— Start —

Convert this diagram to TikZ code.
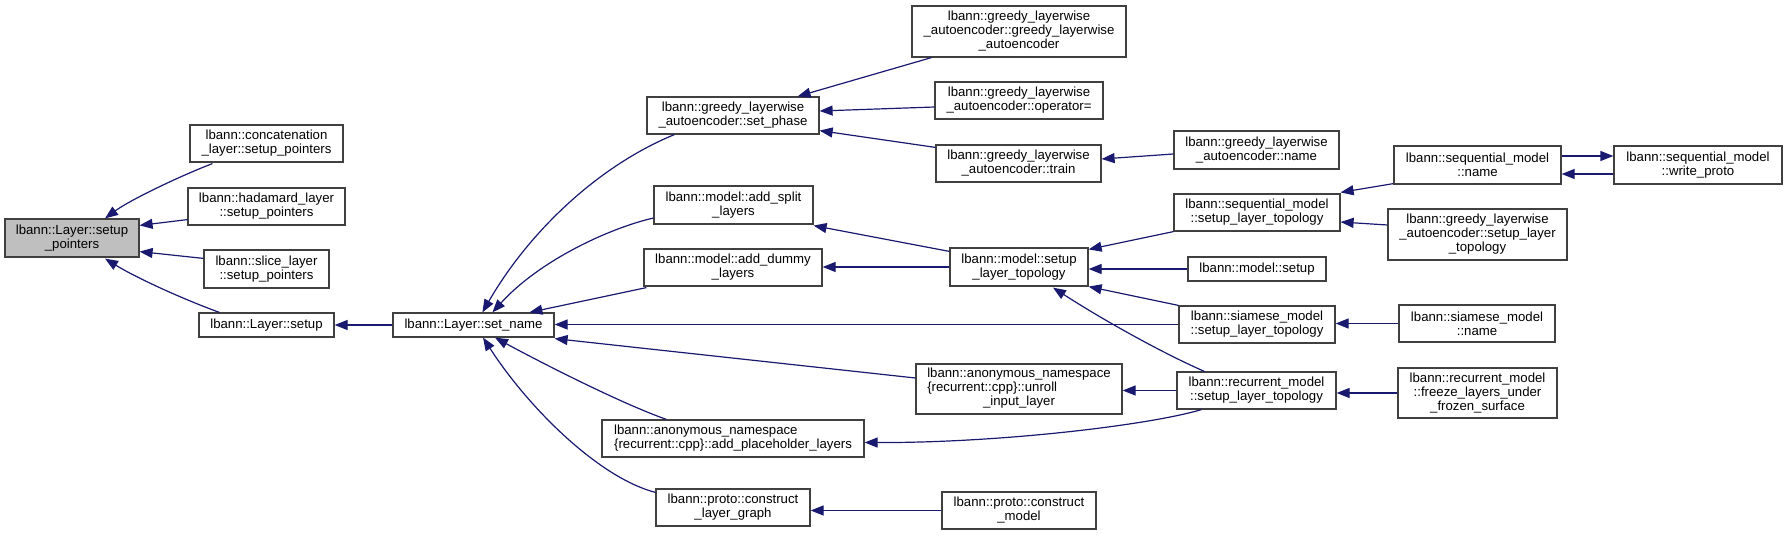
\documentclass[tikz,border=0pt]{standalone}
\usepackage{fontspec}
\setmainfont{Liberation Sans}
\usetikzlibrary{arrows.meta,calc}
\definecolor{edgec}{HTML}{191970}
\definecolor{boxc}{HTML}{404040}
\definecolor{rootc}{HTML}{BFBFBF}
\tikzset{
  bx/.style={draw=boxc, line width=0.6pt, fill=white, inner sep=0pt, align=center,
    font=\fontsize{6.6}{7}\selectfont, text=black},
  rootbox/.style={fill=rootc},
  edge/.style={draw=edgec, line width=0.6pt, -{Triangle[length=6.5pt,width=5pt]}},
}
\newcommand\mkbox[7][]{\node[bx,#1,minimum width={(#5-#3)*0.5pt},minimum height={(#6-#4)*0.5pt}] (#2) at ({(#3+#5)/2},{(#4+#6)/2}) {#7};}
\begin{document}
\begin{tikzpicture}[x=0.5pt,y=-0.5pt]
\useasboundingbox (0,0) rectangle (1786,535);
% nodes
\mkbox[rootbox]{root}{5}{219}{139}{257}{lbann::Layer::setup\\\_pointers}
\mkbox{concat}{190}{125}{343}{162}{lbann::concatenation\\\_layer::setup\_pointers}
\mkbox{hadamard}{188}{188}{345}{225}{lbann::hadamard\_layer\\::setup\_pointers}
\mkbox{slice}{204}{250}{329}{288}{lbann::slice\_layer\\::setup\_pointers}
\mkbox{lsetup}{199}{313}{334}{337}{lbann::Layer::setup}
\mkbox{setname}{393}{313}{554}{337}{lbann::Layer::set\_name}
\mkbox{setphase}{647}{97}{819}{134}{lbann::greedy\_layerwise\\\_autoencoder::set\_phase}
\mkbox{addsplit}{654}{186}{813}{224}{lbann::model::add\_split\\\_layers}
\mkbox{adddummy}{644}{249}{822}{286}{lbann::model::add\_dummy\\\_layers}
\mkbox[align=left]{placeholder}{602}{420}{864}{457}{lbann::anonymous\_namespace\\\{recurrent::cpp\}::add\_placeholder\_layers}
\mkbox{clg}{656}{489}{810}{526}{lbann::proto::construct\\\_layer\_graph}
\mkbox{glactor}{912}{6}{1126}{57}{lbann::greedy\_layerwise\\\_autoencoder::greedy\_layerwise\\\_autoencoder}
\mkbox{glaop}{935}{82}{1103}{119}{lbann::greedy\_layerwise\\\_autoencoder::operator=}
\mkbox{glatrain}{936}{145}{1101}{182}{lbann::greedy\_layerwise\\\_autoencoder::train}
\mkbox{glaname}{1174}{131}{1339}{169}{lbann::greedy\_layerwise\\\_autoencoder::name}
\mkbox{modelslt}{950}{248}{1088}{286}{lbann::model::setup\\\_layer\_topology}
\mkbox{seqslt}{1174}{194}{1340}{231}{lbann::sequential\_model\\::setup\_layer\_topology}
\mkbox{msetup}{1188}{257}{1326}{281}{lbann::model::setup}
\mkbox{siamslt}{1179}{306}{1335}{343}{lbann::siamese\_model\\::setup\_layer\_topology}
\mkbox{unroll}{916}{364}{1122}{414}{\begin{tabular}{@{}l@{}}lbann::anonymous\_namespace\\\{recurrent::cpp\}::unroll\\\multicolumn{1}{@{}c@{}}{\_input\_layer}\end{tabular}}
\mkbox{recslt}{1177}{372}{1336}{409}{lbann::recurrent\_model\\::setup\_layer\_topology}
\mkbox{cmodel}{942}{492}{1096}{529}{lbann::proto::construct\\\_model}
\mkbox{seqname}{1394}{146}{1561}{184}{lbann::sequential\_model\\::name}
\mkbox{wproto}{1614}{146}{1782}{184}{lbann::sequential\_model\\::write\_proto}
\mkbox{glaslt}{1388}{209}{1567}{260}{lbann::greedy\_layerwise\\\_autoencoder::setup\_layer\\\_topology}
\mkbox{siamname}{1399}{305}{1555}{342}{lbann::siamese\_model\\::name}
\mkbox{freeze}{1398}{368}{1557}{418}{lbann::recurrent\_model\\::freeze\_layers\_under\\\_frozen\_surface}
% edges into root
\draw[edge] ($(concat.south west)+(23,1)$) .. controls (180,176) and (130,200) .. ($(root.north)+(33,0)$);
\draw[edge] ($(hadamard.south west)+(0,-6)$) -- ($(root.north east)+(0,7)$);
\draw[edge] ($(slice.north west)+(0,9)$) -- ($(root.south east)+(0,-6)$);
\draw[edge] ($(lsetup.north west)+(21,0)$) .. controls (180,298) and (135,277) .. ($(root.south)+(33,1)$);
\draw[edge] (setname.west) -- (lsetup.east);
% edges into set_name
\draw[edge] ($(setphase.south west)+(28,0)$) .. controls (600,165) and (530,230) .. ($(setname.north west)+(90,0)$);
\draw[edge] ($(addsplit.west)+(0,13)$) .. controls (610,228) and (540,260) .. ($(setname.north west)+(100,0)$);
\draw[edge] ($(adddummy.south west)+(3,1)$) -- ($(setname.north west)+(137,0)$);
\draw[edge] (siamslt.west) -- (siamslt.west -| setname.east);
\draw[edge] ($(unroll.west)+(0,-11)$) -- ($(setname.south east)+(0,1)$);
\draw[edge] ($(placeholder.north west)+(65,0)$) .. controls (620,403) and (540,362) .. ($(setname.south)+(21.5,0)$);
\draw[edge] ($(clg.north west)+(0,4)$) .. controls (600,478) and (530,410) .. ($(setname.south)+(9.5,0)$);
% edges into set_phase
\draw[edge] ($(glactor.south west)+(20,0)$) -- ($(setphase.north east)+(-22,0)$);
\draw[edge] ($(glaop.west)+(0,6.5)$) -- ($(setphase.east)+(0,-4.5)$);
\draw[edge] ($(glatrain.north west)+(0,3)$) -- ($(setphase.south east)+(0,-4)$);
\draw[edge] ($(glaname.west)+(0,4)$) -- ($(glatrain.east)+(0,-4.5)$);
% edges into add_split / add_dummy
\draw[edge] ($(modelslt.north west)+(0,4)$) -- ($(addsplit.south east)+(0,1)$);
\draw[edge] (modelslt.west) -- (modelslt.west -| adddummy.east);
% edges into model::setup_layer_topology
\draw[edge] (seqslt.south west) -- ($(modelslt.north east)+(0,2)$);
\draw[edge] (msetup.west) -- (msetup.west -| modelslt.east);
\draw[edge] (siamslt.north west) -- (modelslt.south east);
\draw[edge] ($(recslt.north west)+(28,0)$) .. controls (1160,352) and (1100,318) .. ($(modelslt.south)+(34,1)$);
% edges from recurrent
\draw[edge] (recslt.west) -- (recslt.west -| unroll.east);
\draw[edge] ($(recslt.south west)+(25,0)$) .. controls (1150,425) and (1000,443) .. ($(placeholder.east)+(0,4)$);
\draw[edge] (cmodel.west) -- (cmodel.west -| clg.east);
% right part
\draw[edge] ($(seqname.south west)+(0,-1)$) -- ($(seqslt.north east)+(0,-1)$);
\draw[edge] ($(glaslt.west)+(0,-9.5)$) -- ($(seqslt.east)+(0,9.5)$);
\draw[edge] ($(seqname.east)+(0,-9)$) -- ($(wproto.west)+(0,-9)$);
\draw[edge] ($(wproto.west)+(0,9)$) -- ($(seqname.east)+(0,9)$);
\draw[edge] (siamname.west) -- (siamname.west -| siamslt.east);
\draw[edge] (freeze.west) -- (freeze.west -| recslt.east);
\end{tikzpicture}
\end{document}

— End —

=== Requirements ===
Quote the material word for word, dropping any images it holds.

=== Solved exercise ===
Convert this diagram to TikZ code.
\documentclass[tikz,border=0pt]{standalone}
\usepackage{fontspec}
\setmainfont{Liberation Sans}
\usetikzlibrary{arrows.meta,calc}
\definecolor{edgec}{HTML}{191970}
\definecolor{boxc}{HTML}{404040}
\definecolor{rootc}{HTML}{BFBFBF}
\tikzset{
  bx/.style={draw=boxc, line width=0.6pt, fill=white, inner sep=0pt, align=center,
    font=\fontsize{6.6}{7}\selectfont, text=black},
  rootbox/.style={fill=rootc},
  edge/.style={draw=edgec, line width=0.6pt, -{Triangle[length=6.5pt,width=5pt]}},
}
\newcommand\mkbox[7][]{\node[bx,#1,minimum width={(#5-#3)*0.5pt},minimum height={(#6-#4)*0.5pt}] (#2) at ({(#3+#5)/2},{(#4+#6)/2}) {#7};}
\begin{document}
\begin{tikzpicture}[x=0.5pt,y=-0.5pt]
\useasboundingbox (0,0) rectangle (1786,535);
% nodes
\mkbox[rootbox]{root}{5}{219}{139}{257}{lbann::Layer::setup\\\_pointers}
\mkbox{concat}{190}{125}{343}{162}{lbann::concatenation\\\_layer::setup\_pointers}
\mkbox{hadamard}{188}{188}{345}{225}{lbann::hadamard\_layer\\::setup\_pointers}
\mkbox{slice}{204}{250}{329}{288}{lbann::slice\_layer\\::setup\_pointers}
\mkbox{lsetup}{199}{313}{334}{337}{lbann::Layer::setup}
\mkbox{setname}{393}{313}{554}{337}{lbann::Layer::set\_name}
\mkbox{setphase}{647}{97}{819}{134}{lbann::greedy\_layerwise\\\_autoencoder::set\_phase}
\mkbox{addsplit}{654}{186}{813}{224}{lbann::model::add\_split\\\_layers}
\mkbox{adddummy}{644}{249}{822}{286}{lbann::model::add\_dummy\\\_layers}
\mkbox[align=left]{placeholder}{602}{420}{864}{457}{lbann::anonymous\_namespace\\\{recurrent::cpp\}::add\_placeholder\_layers}
\mkbox{clg}{656}{489}{810}{526}{lbann::proto::construct\\\_layer\_graph}
\mkbox{glactor}{912}{6}{1126}{57}{lbann::greedy\_layerwise\\\_autoencoder::greedy\_layerwise\\\_autoencoder}
\mkbox{glaop}{935}{82}{1103}{119}{lbann::greedy\_layerwise\\\_autoencoder::operator=}
\mkbox{glatrain}{936}{145}{1101}{182}{lbann::greedy\_layerwise\\\_autoencoder::train}
\mkbox{glaname}{1174}{131}{1339}{169}{lbann::greedy\_layerwise\\\_autoencoder::name}
\mkbox{modelslt}{950}{248}{1088}{286}{lbann::model::setup\\\_layer\_topology}
\mkbox{seqslt}{1174}{194}{1340}{231}{lbann::sequential\_model\\::setup\_layer\_topology}
\mkbox{msetup}{1188}{257}{1326}{281}{lbann::model::setup}
\mkbox{siamslt}{1179}{306}{1335}{343}{lbann::siamese\_model\\::setup\_layer\_topology}
\mkbox{unroll}{916}{364}{1122}{414}{\begin{tabular}{@{}l@{}}lbann::anonymous\_namespace\\\{recurrent::cpp\}::unroll\\\multicolumn{1}{@{}c@{}}{\_input\_layer}\end{tabular}}
\mkbox{recslt}{1177}{372}{1336}{409}{lbann::recurrent\_model\\::setup\_layer\_topology}
\mkbox{cmodel}{942}{492}{1096}{529}{lbann::proto::construct\\\_model}
\mkbox{seqname}{1394}{146}{1561}{184}{lbann::sequential\_model\\::name}
\mkbox{wproto}{1614}{146}{1782}{184}{lbann::sequential\_model\\::write\_proto}
\mkbox{glaslt}{1388}{209}{1567}{260}{lbann::greedy\_layerwise\\\_autoencoder::setup\_layer\\\_topology}
\mkbox{siamname}{1399}{305}{1555}{342}{lbann::siamese\_model\\::name}
\mkbox{freeze}{1398}{368}{1557}{418}{lbann::recurrent\_model\\::freeze\_layers\_under\\\_frozen\_surface}
% edges into root
\draw[edge] ($(concat.south west)+(23,1)$) .. controls (180,176) and (130,200) .. ($(root.north)+(33,0)$);
\draw[edge] ($(hadamard.south west)+(0,-6)$) -- ($(root.north east)+(0,7)$);
\draw[edge] ($(slice.north west)+(0,9)$) -- ($(root.south east)+(0,-6)$);
\draw[edge] ($(lsetup.north west)+(21,0)$) .. controls (180,298) and (135,277) .. ($(root.south)+(33,1)$);
\draw[edge] (setname.west) -- (lsetup.east);
% edges into set_name
\draw[edge] ($(setphase.south west)+(28,0)$) .. controls (600,165) and (530,230) .. ($(setname.north west)+(90,0)$);
\draw[edge] ($(addsplit.west)+(0,13)$) .. controls (610,228) and (540,260) .. ($(setname.north west)+(100,0)$);
\draw[edge] ($(adddummy.south west)+(3,1)$) -- ($(setname.north west)+(137,0)$);
\draw[edge] (siamslt.west) -- (siamslt.west -| setname.east);
\draw[edge] ($(unroll.west)+(0,-11)$) -- ($(setname.south east)+(0,1)$);
\draw[edge] ($(placeholder.north west)+(65,0)$) .. controls (620,403) and (540,362) .. ($(setname.south)+(21.5,0)$);
\draw[edge] ($(clg.north west)+(0,4)$) .. controls (600,478) and (530,410) .. ($(setname.south)+(9.5,0)$);
% edges into set_phase
\draw[edge] ($(glactor.south west)+(20,0)$) -- ($(setphase.north east)+(-22,0)$);
\draw[edge] ($(glaop.west)+(0,6.5)$) -- ($(setphase.east)+(0,-4.5)$);
\draw[edge] ($(glatrain.north west)+(0,3)$) -- ($(setphase.south east)+(0,-4)$);
\draw[edge] ($(glaname.west)+(0,4)$) -- ($(glatrain.east)+(0,-4.5)$);
% edges into add_split / add_dummy
\draw[edge] ($(modelslt.north west)+(0,4)$) -- ($(addsplit.south east)+(0,1)$);
\draw[edge] (modelslt.west) -- (modelslt.west -| adddummy.east);
% edges into model::setup_layer_topology
\draw[edge] (seqslt.south west) -- ($(modelslt.north east)+(0,2)$);
\draw[edge] (msetup.west) -- (msetup.west -| modelslt.east);
\draw[edge] (siamslt.north west) -- (modelslt.south east);
\draw[edge] ($(recslt.north west)+(28,0)$) .. controls (1160,352) and (1100,318) .. ($(modelslt.south)+(34,1)$);
% edges from recurrent
\draw[edge] (recslt.west) -- (recslt.west -| unroll.east);
\draw[edge] ($(recslt.south west)+(25,0)$) .. controls (1150,425) and (1000,443) .. ($(placeholder.east)+(0,4)$);
\draw[edge] (cmodel.west) -- (cmodel.west -| clg.east);
% right part
\draw[edge] ($(seqname.south west)+(0,-1)$) -- ($(seqslt.north east)+(0,-1)$);
\draw[edge] ($(glaslt.west)+(0,-9.5)$) -- ($(seqslt.east)+(0,9.5)$);
\draw[edge] ($(seqname.east)+(0,-9)$) -- ($(wproto.west)+(0,-9)$);
\draw[edge] ($(wproto.west)+(0,9)$) -- ($(seqname.east)+(0,9)$);
\draw[edge] (siamname.west) -- (siamname.west -| siamslt.east);
\draw[edge] (freeze.west) -- (freeze.west -| recslt.east);
\end{tikzpicture}
\end{document}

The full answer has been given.